DO THIS: Take the listing from its first line through the line that contains "import pandas as pd" and please retype those lines exactly, leaving out the pictures.

--------

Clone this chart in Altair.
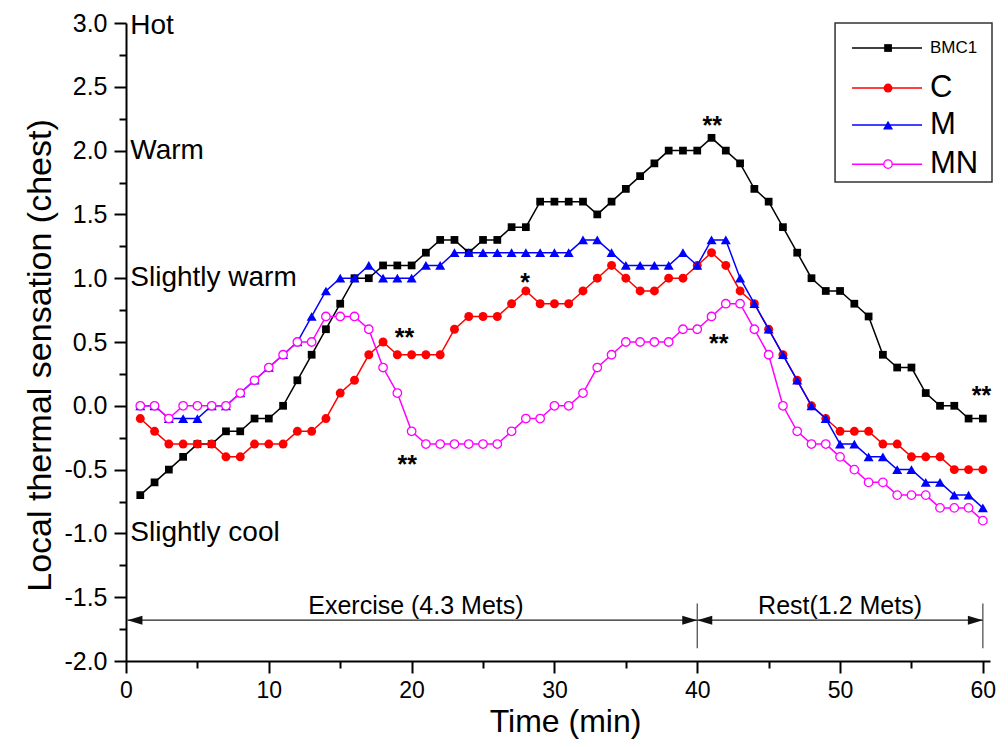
import altair as alt
import pandas as pd

# ---------------- data ----------------
minutes = list(range(1, 61))
bmc1 = [-0.7, -0.6, -0.5, -0.4, -0.3, -0.3, -0.2, -0.2, -0.1, -0.1,
        0.0, 0.2, 0.4, 0.6, 0.8, 1.0, 1.0, 1.1, 1.1, 1.1,
        1.2, 1.3, 1.3, 1.2, 1.3, 1.3, 1.4, 1.4, 1.6, 1.6,
        1.6, 1.6, 1.5, 1.6, 1.7, 1.8, 1.9, 2.0, 2.0, 2.0,
        2.1, 2.0, 1.9, 1.7, 1.6, 1.4, 1.2, 1.0, 0.9, 0.9,
        0.8, 0.7, 0.4, 0.3, 0.3, 0.1, 0.0, 0.0, -0.1, -0.1]
c_vals = [-0.1, -0.2, -0.3, -0.3, -0.3, -0.3, -0.4, -0.4, -0.3, -0.3,
          -0.3, -0.2, -0.2, -0.1, 0.1, 0.2, 0.4, 0.5, 0.4, 0.4,
          0.4, 0.4, 0.6, 0.7, 0.7, 0.7, 0.8, 0.9, 0.8, 0.8,
          0.8, 0.9, 1.0, 1.1, 1.0, 0.9, 0.9, 1.0, 1.0, 1.1,
          1.2, 1.1, 0.9, 0.8, 0.6, 0.4, 0.2, 0.0, -0.1, -0.2,
          -0.2, -0.2, -0.3, -0.3, -0.4, -0.4, -0.4, -0.5, -0.5, -0.5]
m_vals = [0.0, 0.0, -0.1, -0.1, -0.1, 0.0, 0.0, 0.1, 0.2, 0.3,
          0.4, 0.5, 0.7, 0.9, 1.0, 1.0, 1.1, 1.0, 1.0, 1.0,
          1.1, 1.1, 1.2, 1.2, 1.2, 1.2, 1.2, 1.2, 1.2, 1.2,
          1.2, 1.3, 1.3, 1.2, 1.1, 1.1, 1.1, 1.1, 1.2, 1.1,
          1.3, 1.3, 1.0, 0.8, 0.6, 0.4, 0.2, 0.0, -0.1, -0.3,
          -0.3, -0.4, -0.4, -0.5, -0.5, -0.6, -0.6, -0.7, -0.7, -0.8]
mn_vals = [0.0, 0.0, -0.1, 0.0, 0.0, 0.0, 0.0, 0.1, 0.2, 0.3,
           0.4, 0.5, 0.5, 0.7, 0.7, 0.7, 0.6, 0.3, 0.1, -0.2,
           -0.3, -0.3, -0.3, -0.3, -0.3, -0.3, -0.2, -0.1, -0.1, 0.0,
           0.0, 0.1, 0.3, 0.4, 0.5, 0.5, 0.5, 0.5, 0.6, 0.6,
           0.7, 0.8, 0.8, 0.6, 0.4, 0.0, -0.2, -0.3, -0.3, -0.4,
           -0.5, -0.6, -0.6, -0.7, -0.7, -0.7, -0.8, -0.8, -0.8, -0.9]

series_names = ["BMC1", "C", "M", "MN"]
series_values = [bmc1, c_vals, m_vals, mn_vals]
series_colors = ["#000000", "#ff0000", "#0000ff", "#ff00ff"]

x_ticks = list(range(0, 61, 5))
y_ticks = [-2 + 0.25 * i for i in range(21)]

level_labels = ["Hot", "Warm", "Slightly warm", "Slightly cool"]
level_values = [2.98, 2.0, 1.0, -1.0]

star_text = ["**", "**", "*", "**", "**", "**"]
star_x = [41.05, 19.5, 27.95, 19.7, 41.5, 59.9]
star_y = [2.24, 0.58, 1.01, -0.42, 0.53, 0.12]

phase_labels = ["Exercise (4.3 Mets)", "Rest(1.2 Mets)"]
phase_start = [0.1, 40]
phase_end = [40, 60]
phase_mid = [20.3, 50.0]

# ---------------- style ----------------
FONT = "Liberation Sans, Arial, Helvetica, sans-serif"
xscale = alt.Scale(domain=[0, 60.5], nice=False, zero=False)
yscale = alt.Scale(domain=[-2, 3], nice=False, zero=False)

x_axis = alt.Axis(
    values=x_ticks,
    labelExpr="datum.value % 10 == 0 ? datum.label : ''",
    tickSize={"condition": {"test": "datum.value % 10 != 0", "value": 7}, "value": 12},
    title="Time (min)", labelFontSize=23, titleFontSize=32,
    labelPadding=6, titlePadding=4, titleX=439, labelFlush=False, labelOverlap=False,
)
y_axis = alt.Axis(
    values=y_ticks,
    labelExpr="abs(datum.value % 0.5) < 0.001 ? (datum.value < 0 ? '-' : '') + format(abs(datum.value), '.1f') : ''",
    tickSize={"condition": {"test": "abs(datum.value % 0.5) > 0.001", "value": 7}, "value": 12},
    title="Local thermal sensation (chest)", labelFontSize=25, titleFontSize=34,
    labelPadding=7, titlePadding=6, titleY=332, labelFlush=False, labelOverlap=False,
)


def X(field):
    return alt.X(f"{field}:Q", scale=xscale, axis=x_axis)


def Y(field):
    return alt.Y(f"{field}:Q", scale=yscale, axis=y_axis)


layers = []

# phase arrows
arrow_y = -1.68
phase_df = pd.DataFrame({"s": phase_start, "e": phase_end, "ay": [arrow_y] * 2,
                         "lab": phase_labels, "mid": phase_mid, "ly": [-1.57] * 2})
layers.append(alt.Chart(phase_df).mark_rule(color="#222222", strokeWidth=1.2).encode(
    x=X("s"), x2="e", y=Y("ay")))
bound_df = pd.DataFrame({"bx": [40, 60], "b1": [-1.9, -1.9], "b2": [-1.55, -1.55]})
layers.append(alt.Chart(bound_df).mark_rule(color="#444444", strokeWidth=1.2).encode(
    x=X("bx"), y=Y("b1"), y2="b2"))
head_df = pd.DataFrame({"hx": [phase_start[0], phase_end[0], phase_start[1], phase_end[1]],
                        "hy": [arrow_y] * 4, "dir": ["L", "R", "L", "R"]})
layers.append(alt.Chart(head_df).mark_point(filled=True, color="#111111", opacity=1, size=225).encode(
    x=X("hx"), y=Y("hy"),
    shape=alt.Shape("dir:N", scale=alt.Scale(domain=["L", "R"],
                                             range=["M0,0L2,-0.6L2,0.6Z", "M0,0L-2,-0.6L-2,0.6Z"]),
                    legend=None)))
layers.append(alt.Chart(phase_df).mark_text(font=FONT, fontSize=25, color="black",
                                            baseline="middle", align="center").encode(
    x=X("mid"), y=Y("ly"), text="lab:N"))

# level annotations
level_df = pd.DataFrame({"lab": level_labels, "ly": level_values, "lx": [0.3] * 4})
layers.append(alt.Chart(level_df).mark_text(font=FONT, fontSize=28, color="black",
                                            baseline="middle", align="left").encode(
    x=X("lx"), y=Y("ly"), text="lab:N"))

# series
long_rows = []
for name, vals in zip(series_names, series_values):
    for t, v in zip(minutes, vals):
        long_rows.append({"t": t, "v": v, "series": name})
df = pd.DataFrame(long_rows)

marker_specs = {
    "BMC1": dict(shape="square", size=60),
    "C": dict(shape="circle", size=80),
    "M": dict(shape="triangle-up", size=100),
    "MN": dict(shape="circle", size=72),
}
for name, col in zip(series_names, series_colors):
    base = alt.Chart(df).transform_filter(alt.datum.series == name)
    layers.append(base.mark_line(color=col, strokeWidth=1.5).encode(x=X("t"), y=Y("v")))
    spec = marker_specs[name]
    if name == "MN":
        pm = base.mark_point(shape=spec["shape"], size=spec["size"], filled=True, fill="white",
                             stroke=col, strokeWidth=1.3, opacity=1)
    else:
        pm = base.mark_point(shape=spec["shape"], size=spec["size"], filled=True, color=col, opacity=1)
    layers.append(pm.encode(x=X("t"), y=Y("v")))

# significance stars
star_df = pd.DataFrame({"sx": star_x, "sy": star_y, "txt": star_text})
layers.append(alt.Chart(star_df).mark_text(font=FONT, fontSize=25, fontWeight="bold", color="black",
                                           baseline="alphabetic", align="center", dy=14).encode(
    x=X("sx"), y=Y("sy"), text="txt:N"))

# legend box
box_df = pd.DataFrame({"x1": [49.65], "x2": [60.64], "y1": [3.0], "y2": [1.753]})
layers.append(alt.Chart(box_df).mark_rect(fill="white", stroke="#333333", strokeWidth=1.5).encode(
    x=X("x1"), x2="x2", y=Y("y1"), y2="y2"))
legend_y = [2.804, 2.49, 2.20, 1.894]
legend_fs = [17, 31, 31, 31]
for name, col, ly, fs in zip(series_names, series_colors, legend_y, legend_fs):
    row = pd.DataFrame({"a": [50.84], "b": [55.74], "m": [53.36], "tx": [56.3], "ly": [ly], "lab": [name]})
    rc = alt.Chart(row)
    layers.append(rc.mark_rule(color=col, strokeWidth=1.5).encode(x=X("a"), x2="b", y=Y("ly")))
    spec = marker_specs[name]
    if name == "MN":
        pm = rc.mark_point(shape=spec["shape"], size=spec["size"], filled=True, fill="white",
                           stroke=col, strokeWidth=1.3, opacity=1)
    else:
        pm = rc.mark_point(shape=spec["shape"], size=spec["size"], filled=True, color=col, opacity=1)
    layers.append(pm.encode(x=X("m"), y=Y("ly")))
    layers.append(rc.mark_text(font=FONT, fontSize=fs, color="black", baseline="middle", align="left").encode(
        x=X("tx"), y=Y("ly"), text="lab:N"))

chart = alt.layer(*layers).properties(
    width=864, height=638,
    padding={"left": 118, "top": 15, "right": 10, "bottom": 84},
    autosize=alt.AutoSizeParams(type="none"),
).configure_view(stroke=None).configure_axis(
    grid=False, domainColor="black", domainWidth=2, tickColor="black", tickWidth=2,
    labelColor="black", titleColor="black", labelFont=FONT, titleFont=FONT,
    titleFontWeight="normal",
)

chart.save("out.html", embed_options={"renderer": "svg", "actions": False})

--------

FULL OUTPUT:
Clone this chart in Altair.
import altair as alt
import pandas as pd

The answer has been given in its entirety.